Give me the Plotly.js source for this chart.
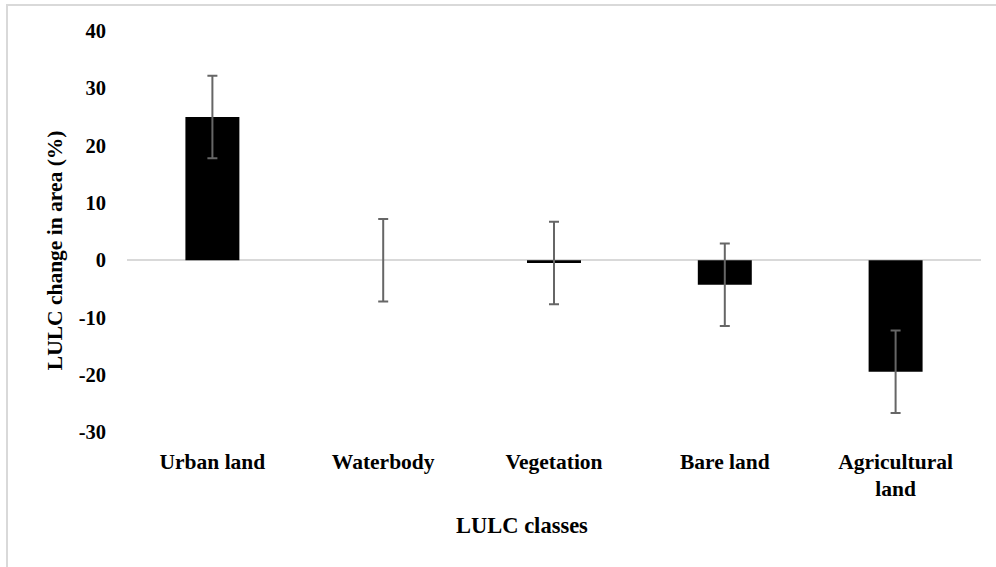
<!DOCTYPE html>
<html>
<head>
<meta charset="utf-8">
<script src="https://cdn.plot.ly/plotly-3.0.1.min.js"></script>
<style>
  html, body { margin: 0; padding: 0; background: #fff; }
  #wrap { position: relative; width: 996px; height: 567px; overflow: hidden; }
  #chart { position: absolute; left: 0; top: 0; width: 996px; height: 567px; }
  #frame { position: absolute; left: 6px; top: 4px; width: 1000px; height: 600px;
           border-left: 2px solid #d9d9d9; border-top: 2px solid #d9d9d9; pointer-events: none; }
</style>
</head>
<body>
<div id="wrap">
  <div id="chart"></div>
  <div id="frame"></div>
</div>
<script>
const categories = ["Urban land", "Waterbody", "Vegetation", "Bare land", "Agricultural<br>land"];
const changePct = [25.0, 0.0, -0.5, -4.3, -19.5];
const errorPct = [7.2, 7.2, 7.2, 7.2, 7.2];
const yTicks = [-30, -20, -10, 0, 10, 20, 30, 40];

const font = "'Liberation Serif', 'Times New Roman', serif";

const trace = {
  type: "bar",
  x: categories,
  y: changePct,
  width: 0.316,
  marker: { color: "#000000", line: { width: 0 } },
  error_y: { type: "data", array: errorPct, visible: true, color: "#666666", thickness: 2, width: 5 },
  hoverinfo: "x+y"
};

const layout = {
  width: 996,
  height: 567,
  margin: { l: 127, r: 15, t: 31, b: 135 },
  paper_bgcolor: "#ffffff",
  plot_bgcolor: "#ffffff",
  showlegend: false,
  font: { family: font, color: "#000000" },
  xaxis: {
    type: "category",
    showgrid: false,
    showline: false,
    zeroline: false,
    ticks: "",
    tickfont: { family: font, size: 21.5, color: "#000000", weight: "bold" },
    ticklabelstandoff: 14
  },
  yaxis: {
    range: [-30, 40],
    tickvals: yTicks,
    ticktext: yTicks.map(String),
    showgrid: false,
    showline: false,
    zeroline: true,
    zerolinecolor: "#d9d9d9",
    zerolinewidth: 2,
    ticks: "",
    tickfont: { family: font, size: 20.5, color: "#000000", weight: "bold" },
    ticklabelstandoff: 20
  },
  annotations: [
    {
      text: "<b>LULC classes</b>",
      xref: "paper", yref: "paper",
      x: 0.4625, y: -0.233,
      xanchor: "center", yanchor: "middle",
      showarrow: false,
      font: { family: font, size: 22.5, color: "#000000" }
    },
    {
      text: "<b>LULC change in area (%)</b>",
      xref: "paper", yref: "paper",
      x: -0.084, y: 0.454,
      xanchor: "center", yanchor: "middle",
      textangle: -90,
      showarrow: false,
      font: { family: font, size: 21.5, color: "#000000" }
    }
  ]
};

Plotly.newPlot("chart", [trace], layout, { displayModeBar: false, staticPlot: true });
</script>
</body>
</html>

----

Task to complete: Leave out the pictures and copy the rest of the material above exactly.

Output of the exercise:
Give me the Plotly.js source for this chart.
<!DOCTYPE html>
<html>
<head>
<meta charset="utf-8">
<script src="https://cdn.plot.ly/plotly-3.0.1.min.js"></script>
<style>
  html, body { margin: 0; padding: 0; background: #fff; }
  #wrap { position: relative; width: 996px; height: 567px; overflow: hidden; }
  #chart { position: absolute; left: 0; top: 0; width: 996px; height: 567px; }
  #frame { position: absolute; left: 6px; top: 4px; width: 1000px; height: 600px;
           border-left: 2px solid #d9d9d9; border-top: 2px solid #d9d9d9; pointer-events: none; }
</style>
</head>
<body>
<div id="wrap">
  <div id="chart"></div>
  <div id="frame"></div>
</div>
<script>
const categories = ["Urban land", "Waterbody", "Vegetation", "Bare land", "Agricultural<br>land"];
const changePct = [25.0, 0.0, -0.5, -4.3, -19.5];
const errorPct = [7.2, 7.2, 7.2, 7.2, 7.2];
const yTicks = [-30, -20, -10, 0, 10, 20, 30, 40];

const font = "'Liberation Serif', 'Times New Roman', serif";

const trace = {
  type: "bar",
  x: categories,
  y: changePct,
  width: 0.316,
  marker: { color: "#000000", line: { width: 0 } },
  error_y: { type: "data", array: errorPct, visible: true, color: "#666666", thickness: 2, width: 5 },
  hoverinfo: "x+y"
};

const layout = {
  width: 996,
  height: 567,
  margin: { l: 127, r: 15, t: 31, b: 135 },
  paper_bgcolor: "#ffffff",
  plot_bgcolor: "#ffffff",
  showlegend: false,
  font: { family: font, color: "#000000" },
  xaxis: {
    type: "category",
    showgrid: false,
    showline: false,
    zeroline: false,
    ticks: "",
    tickfont: { family: font, size: 21.5, color: "#000000", weight: "bold" },
    ticklabelstandoff: 14
  },
  yaxis: {
    range: [-30, 40],
    tickvals: yTicks,
    ticktext: yTicks.map(String),
    showgrid: false,
    showline: false,
    zeroline: true,
    zerolinecolor: "#d9d9d9",
    zerolinewidth: 2,
    ticks: "",
    tickfont: { family: font, size: 20.5, color: "#000000", weight: "bold" },
    ticklabelstandoff: 20
  },
  annotations: [
    {
      text: "<b>LULC classes</b>",
      xref: "paper", yref: "paper",
      x: 0.4625, y: -0.233,
      xanchor: "center", yanchor: "middle",
      showarrow: false,
      font: { family: font, size: 22.5, color: "#000000" }
    },
    {
      text: "<b>LULC change in area (%)</b>",
      xref: "paper", yref: "paper",
      x: -0.084, y: 0.454,
      xanchor: "center", yanchor: "middle",
      textangle: -90,
      showarrow: false,
      font: { family: font, size: 21.5, color: "#000000" }
    }
  ]
};

Plotly.newPlot("chart", [trace], layout, { displayModeBar: false, staticPlot: true });
</script>
</body>
</html>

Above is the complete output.